*Exercise prompt*:
Find each line containing the string "this" and return it.

### Material ###

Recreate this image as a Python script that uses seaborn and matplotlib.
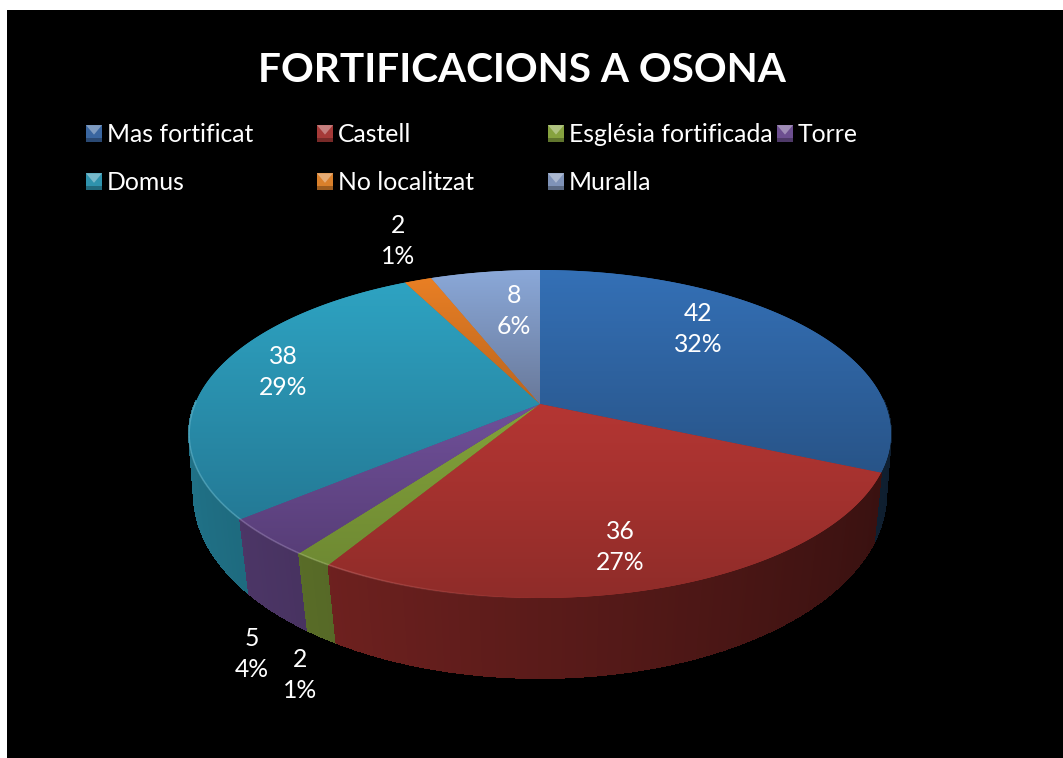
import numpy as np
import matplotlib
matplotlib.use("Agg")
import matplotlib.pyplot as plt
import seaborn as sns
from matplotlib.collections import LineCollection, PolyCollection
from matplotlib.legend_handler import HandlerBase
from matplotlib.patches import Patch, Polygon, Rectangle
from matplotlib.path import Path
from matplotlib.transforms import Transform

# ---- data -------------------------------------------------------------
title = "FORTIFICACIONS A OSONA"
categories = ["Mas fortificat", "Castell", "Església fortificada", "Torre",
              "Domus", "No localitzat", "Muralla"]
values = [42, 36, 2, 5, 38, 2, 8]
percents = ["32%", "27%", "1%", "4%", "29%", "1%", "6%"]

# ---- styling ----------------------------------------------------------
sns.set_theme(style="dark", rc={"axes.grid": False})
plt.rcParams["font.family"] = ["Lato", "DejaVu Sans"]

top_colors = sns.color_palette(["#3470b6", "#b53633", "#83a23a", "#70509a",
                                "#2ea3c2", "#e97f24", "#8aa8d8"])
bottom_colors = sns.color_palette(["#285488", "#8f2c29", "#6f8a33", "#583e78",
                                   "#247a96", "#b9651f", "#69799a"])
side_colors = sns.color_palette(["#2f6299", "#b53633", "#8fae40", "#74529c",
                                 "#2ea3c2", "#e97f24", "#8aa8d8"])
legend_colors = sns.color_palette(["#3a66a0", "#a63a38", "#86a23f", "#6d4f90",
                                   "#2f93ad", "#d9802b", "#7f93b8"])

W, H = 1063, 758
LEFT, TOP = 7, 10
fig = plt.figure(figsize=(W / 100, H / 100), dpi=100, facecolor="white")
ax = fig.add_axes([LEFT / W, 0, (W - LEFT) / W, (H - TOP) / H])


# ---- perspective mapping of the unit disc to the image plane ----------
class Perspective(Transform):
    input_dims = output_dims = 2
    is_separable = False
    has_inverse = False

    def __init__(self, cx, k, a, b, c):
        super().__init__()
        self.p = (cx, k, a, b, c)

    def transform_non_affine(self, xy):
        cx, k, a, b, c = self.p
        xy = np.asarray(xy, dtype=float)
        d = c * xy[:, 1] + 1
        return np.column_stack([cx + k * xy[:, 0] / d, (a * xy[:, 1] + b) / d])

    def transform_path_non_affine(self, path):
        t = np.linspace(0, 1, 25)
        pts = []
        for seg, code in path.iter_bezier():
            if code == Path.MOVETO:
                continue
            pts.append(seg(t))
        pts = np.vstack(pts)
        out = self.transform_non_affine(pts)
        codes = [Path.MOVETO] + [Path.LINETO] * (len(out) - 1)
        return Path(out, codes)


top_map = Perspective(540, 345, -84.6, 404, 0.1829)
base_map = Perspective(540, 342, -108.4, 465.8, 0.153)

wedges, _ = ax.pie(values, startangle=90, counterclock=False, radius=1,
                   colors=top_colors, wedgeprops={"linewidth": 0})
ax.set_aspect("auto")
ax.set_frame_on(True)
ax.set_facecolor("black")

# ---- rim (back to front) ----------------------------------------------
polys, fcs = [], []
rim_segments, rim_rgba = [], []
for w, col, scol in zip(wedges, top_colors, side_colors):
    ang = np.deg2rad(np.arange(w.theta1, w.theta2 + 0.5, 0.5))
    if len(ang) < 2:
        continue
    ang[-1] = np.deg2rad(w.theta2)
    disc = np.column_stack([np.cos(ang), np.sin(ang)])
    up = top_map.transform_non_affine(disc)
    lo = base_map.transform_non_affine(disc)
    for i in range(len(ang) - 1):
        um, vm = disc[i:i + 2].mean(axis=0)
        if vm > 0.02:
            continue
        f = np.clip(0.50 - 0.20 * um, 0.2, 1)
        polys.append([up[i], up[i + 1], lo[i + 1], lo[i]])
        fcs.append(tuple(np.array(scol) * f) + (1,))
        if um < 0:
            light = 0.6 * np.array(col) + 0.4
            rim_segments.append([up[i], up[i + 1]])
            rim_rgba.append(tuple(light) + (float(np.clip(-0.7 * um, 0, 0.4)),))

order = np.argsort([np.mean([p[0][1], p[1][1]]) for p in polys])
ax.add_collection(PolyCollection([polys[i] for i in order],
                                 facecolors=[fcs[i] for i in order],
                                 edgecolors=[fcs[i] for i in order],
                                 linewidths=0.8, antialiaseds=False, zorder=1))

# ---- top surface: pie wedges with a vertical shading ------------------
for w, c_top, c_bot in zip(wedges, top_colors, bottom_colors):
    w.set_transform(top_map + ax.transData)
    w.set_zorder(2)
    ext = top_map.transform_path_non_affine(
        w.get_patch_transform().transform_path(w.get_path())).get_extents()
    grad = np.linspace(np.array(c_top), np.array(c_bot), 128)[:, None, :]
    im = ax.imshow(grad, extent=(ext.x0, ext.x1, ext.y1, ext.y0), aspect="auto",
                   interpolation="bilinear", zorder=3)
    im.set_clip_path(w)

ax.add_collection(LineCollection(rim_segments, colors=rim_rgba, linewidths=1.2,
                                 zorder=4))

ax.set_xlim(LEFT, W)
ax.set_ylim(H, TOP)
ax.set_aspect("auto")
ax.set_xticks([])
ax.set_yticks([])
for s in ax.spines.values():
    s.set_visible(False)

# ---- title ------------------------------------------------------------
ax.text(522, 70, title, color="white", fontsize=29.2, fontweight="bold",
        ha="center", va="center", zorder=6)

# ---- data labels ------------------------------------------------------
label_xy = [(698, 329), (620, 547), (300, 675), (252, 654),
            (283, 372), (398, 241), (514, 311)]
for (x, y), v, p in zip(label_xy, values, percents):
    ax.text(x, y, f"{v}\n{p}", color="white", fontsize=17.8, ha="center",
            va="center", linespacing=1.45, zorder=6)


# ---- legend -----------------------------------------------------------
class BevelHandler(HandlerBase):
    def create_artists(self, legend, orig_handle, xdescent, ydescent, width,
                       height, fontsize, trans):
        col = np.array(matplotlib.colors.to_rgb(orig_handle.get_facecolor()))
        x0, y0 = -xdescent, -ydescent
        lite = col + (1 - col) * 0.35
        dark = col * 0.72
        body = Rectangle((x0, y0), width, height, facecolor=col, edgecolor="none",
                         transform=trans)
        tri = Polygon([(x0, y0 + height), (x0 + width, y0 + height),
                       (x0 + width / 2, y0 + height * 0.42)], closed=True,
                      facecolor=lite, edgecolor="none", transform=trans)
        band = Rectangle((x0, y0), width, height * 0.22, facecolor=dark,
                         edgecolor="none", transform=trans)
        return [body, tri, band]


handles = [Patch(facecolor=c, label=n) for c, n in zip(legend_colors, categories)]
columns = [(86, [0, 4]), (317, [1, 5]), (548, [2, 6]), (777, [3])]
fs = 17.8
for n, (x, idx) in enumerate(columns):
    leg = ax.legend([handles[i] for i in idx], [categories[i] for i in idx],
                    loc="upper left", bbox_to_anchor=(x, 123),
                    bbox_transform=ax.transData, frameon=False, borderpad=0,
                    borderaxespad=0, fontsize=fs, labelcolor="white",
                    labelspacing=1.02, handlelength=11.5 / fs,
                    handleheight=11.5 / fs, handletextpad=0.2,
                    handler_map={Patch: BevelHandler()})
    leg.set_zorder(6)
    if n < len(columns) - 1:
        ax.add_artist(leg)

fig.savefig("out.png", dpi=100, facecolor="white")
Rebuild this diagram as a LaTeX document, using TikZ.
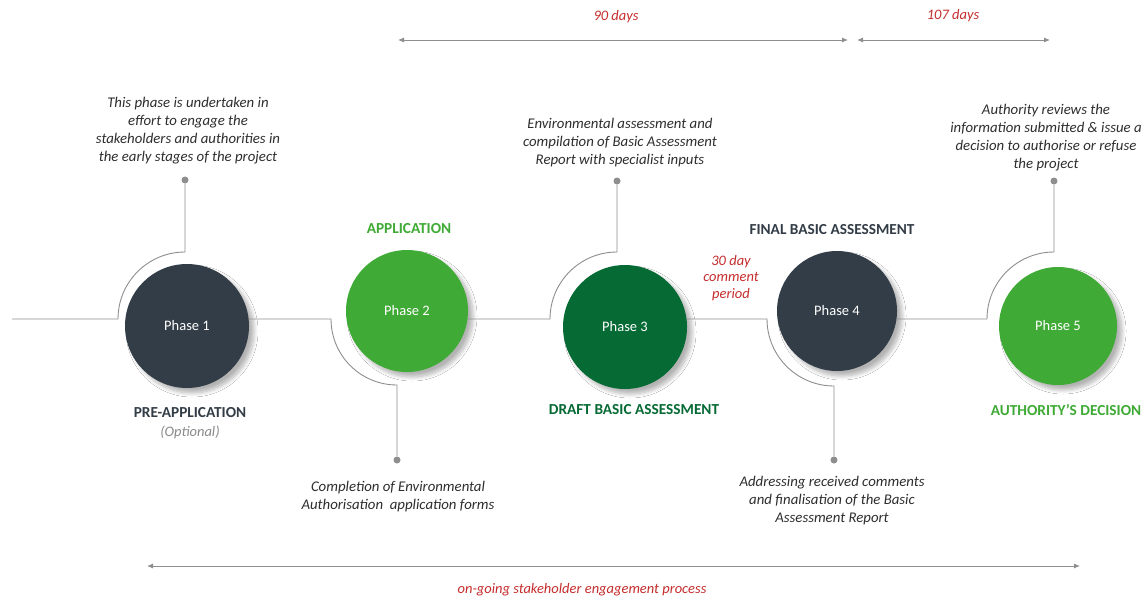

###

*Result below*:
Recreate this image as a Python script that uses seaborn and matplotlib.
Rebuild this diagram as a LaTeX document, using TikZ.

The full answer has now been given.